Perfectionism often masks fear - of failure, rejection, or not being enough. It can turn learning into self-punishment. When I was deeply entrenched in my eating disorder I was driven by being perfect and would give myself such a hard time if I made a mistake.
3. Resentment
Resentment forms when care and effort are unacknowledged or we do not feel valued or appreciated. It hardens into a shell of self protection. When we notice a feeling of resentment we can realise it as evidence of unmet needs or unspoken boundaries and a longing to be valued, recognised or considered.
4. Overthinking
When thought replaces feeling, the mind spins faster than the body can keep up.
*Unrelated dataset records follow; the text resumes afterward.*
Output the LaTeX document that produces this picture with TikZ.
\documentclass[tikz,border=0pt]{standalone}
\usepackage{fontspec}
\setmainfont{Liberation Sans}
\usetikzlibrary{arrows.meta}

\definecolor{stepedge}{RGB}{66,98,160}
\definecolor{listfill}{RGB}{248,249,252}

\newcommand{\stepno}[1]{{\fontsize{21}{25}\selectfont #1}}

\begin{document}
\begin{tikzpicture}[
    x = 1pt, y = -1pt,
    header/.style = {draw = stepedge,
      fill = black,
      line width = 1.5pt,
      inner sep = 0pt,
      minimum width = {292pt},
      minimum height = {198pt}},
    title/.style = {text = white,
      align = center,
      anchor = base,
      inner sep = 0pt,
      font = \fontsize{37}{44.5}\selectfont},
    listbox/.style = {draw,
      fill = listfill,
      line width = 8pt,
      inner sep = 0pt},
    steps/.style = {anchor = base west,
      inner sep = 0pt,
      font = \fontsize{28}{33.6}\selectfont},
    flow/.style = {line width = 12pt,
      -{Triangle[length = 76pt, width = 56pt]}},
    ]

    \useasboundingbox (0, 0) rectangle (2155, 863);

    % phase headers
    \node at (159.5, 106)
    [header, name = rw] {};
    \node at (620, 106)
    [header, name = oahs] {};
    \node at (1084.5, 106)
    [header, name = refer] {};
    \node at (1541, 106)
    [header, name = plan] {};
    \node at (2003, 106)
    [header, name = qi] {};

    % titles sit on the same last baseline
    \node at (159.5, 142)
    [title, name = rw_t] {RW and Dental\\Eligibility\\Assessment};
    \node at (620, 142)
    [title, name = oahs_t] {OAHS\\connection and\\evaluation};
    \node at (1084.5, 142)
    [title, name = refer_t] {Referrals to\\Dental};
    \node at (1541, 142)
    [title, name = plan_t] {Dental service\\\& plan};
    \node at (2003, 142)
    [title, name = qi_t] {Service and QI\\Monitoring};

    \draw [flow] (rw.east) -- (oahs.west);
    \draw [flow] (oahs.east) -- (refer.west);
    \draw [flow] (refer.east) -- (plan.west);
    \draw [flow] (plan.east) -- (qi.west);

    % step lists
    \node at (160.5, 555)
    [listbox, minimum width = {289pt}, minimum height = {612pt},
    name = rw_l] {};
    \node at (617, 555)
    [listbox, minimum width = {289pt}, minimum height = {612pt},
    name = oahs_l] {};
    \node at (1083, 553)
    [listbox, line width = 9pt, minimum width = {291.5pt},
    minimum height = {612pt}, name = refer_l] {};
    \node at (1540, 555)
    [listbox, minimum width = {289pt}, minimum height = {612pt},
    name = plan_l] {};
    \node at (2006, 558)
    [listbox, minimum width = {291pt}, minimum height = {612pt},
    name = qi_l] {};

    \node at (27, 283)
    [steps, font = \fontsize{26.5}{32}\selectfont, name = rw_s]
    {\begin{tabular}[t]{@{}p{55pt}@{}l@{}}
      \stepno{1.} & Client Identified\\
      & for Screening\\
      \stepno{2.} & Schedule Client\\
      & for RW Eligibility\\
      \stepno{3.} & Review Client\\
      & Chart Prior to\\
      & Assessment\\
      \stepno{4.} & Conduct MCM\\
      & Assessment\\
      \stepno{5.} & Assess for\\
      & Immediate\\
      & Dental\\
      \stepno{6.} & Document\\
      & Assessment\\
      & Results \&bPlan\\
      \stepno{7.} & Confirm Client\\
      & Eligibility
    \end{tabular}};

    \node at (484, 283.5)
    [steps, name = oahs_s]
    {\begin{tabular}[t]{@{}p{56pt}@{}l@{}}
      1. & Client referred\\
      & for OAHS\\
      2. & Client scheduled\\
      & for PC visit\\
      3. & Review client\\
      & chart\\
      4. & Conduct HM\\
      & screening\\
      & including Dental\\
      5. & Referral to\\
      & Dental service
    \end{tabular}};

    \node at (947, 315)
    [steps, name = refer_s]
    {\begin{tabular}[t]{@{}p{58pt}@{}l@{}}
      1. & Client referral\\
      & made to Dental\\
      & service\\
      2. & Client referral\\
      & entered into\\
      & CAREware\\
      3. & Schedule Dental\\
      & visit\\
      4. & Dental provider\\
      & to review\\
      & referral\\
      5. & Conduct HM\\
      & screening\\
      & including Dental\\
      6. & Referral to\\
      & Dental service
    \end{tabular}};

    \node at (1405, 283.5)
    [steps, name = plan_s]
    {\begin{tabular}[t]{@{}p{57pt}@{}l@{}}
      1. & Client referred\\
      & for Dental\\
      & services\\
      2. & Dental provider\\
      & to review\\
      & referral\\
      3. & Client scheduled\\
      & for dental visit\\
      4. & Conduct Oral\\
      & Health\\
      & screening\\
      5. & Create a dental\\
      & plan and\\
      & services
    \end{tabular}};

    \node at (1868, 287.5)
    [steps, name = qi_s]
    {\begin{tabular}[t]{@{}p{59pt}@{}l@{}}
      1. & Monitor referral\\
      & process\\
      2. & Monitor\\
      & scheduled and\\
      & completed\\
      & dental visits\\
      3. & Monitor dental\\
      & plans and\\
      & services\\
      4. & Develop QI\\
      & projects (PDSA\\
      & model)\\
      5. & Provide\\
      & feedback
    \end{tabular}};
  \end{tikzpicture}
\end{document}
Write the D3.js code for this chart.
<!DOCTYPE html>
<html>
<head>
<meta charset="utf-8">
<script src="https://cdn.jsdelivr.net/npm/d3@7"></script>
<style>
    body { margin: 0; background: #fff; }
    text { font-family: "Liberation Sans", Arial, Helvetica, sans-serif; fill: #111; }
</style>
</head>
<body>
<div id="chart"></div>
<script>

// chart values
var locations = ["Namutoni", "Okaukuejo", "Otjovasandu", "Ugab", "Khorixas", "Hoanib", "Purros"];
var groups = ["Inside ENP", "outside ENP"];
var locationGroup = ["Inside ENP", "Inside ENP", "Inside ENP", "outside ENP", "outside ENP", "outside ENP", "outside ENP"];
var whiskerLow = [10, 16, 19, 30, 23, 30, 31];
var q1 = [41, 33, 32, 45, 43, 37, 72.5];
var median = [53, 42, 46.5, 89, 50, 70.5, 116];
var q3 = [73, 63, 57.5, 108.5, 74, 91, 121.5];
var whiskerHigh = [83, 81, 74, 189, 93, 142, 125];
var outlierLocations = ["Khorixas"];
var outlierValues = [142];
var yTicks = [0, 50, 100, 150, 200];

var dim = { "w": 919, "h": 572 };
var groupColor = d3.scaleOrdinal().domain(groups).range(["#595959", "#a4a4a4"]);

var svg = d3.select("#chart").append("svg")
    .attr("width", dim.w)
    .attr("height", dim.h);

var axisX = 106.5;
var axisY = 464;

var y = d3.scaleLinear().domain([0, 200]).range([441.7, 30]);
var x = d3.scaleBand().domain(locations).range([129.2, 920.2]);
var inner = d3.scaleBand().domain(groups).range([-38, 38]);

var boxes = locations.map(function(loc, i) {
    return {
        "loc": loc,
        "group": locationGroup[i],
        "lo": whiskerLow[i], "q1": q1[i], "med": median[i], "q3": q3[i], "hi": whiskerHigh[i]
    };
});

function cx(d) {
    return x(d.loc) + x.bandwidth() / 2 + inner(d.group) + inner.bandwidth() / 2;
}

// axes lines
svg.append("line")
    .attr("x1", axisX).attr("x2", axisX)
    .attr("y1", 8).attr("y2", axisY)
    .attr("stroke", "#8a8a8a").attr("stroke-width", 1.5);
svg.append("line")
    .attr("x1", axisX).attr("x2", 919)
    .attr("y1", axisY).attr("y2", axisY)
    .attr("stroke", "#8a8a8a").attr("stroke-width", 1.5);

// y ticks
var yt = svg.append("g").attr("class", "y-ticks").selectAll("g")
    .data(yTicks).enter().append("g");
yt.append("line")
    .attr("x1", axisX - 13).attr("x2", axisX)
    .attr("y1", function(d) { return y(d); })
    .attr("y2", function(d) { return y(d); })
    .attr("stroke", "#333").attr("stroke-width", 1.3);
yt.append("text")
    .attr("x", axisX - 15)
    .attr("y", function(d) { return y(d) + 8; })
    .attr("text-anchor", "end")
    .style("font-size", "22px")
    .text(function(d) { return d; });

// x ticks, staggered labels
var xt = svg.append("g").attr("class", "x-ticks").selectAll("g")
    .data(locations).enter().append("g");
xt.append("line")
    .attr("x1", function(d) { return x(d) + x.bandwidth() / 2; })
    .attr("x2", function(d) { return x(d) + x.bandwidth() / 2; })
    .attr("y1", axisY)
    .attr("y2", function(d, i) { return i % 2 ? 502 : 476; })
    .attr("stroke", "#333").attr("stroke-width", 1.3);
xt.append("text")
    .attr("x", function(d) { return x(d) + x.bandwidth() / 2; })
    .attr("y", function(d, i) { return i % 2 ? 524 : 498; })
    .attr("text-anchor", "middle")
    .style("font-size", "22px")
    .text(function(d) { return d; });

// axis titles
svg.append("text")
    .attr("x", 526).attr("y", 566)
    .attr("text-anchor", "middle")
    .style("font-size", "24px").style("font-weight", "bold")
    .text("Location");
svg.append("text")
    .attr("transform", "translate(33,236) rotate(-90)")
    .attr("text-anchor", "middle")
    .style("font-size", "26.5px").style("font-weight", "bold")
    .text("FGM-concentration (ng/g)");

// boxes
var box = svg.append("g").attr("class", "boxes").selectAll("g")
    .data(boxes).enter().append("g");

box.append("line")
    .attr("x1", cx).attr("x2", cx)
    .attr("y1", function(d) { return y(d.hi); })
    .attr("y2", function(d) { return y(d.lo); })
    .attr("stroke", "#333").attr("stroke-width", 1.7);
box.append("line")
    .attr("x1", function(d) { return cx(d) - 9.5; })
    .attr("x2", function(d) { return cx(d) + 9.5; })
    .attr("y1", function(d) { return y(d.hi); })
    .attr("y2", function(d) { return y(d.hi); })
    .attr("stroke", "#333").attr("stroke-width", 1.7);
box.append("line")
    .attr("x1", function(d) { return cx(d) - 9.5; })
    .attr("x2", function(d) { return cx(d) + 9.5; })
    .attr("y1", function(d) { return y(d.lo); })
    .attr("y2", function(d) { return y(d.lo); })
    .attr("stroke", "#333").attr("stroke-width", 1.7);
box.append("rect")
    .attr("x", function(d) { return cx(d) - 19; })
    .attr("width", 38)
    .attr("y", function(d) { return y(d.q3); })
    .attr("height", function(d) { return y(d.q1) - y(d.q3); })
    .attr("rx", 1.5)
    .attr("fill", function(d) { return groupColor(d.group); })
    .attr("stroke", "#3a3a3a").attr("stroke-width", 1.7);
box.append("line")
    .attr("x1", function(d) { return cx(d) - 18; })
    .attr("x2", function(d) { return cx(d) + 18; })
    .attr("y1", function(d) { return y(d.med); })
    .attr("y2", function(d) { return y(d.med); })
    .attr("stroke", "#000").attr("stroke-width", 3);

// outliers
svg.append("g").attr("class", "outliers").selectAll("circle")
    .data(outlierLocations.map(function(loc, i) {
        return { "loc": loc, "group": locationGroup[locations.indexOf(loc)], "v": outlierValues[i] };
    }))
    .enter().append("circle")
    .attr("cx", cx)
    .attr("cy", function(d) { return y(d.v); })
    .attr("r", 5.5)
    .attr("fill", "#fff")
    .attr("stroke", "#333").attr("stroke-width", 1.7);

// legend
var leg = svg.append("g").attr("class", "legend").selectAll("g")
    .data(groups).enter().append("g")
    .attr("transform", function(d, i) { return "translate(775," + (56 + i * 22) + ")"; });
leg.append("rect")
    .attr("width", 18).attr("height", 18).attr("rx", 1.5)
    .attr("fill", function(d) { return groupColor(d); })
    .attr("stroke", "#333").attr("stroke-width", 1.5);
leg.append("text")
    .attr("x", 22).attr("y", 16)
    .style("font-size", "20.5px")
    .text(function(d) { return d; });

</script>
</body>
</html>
We become totally disconnected from embodiment (our felt sense of the body) - and intuition. This is why yoga and mindfulness practices help up to get out of the head and into the body so we don’t spin out of control in the mind.
5. Analysis Paralysis
This is the mind’s attempt to think its way to certainty. It freezes decision making and amplifies anxiety.
6. Self-Criticism
The inner critic is often an internalised voice of early survival - trying to keep us safe when we anticipate rejection. It is very common with people suffering with Eating disorders as they are usually highly sensitive.
7. Control
A hard mind clings to control as a buffer against uncertainty. It often resists surrender and spontaneity.
Yoga and mindfulness are not quick fixes but gentle, embodied ways of retraining our awareness.
Through conscious observation we begin to notice the hard mind habits that harden us: the striving, self-criticism, the need for control.
With awareness comes choice.
Over time, these practices rewire us so we are living from a place of response instead of reaction, curiosity instead of judgement and striving to presence.
May this be a reminder to soften when life feels hard.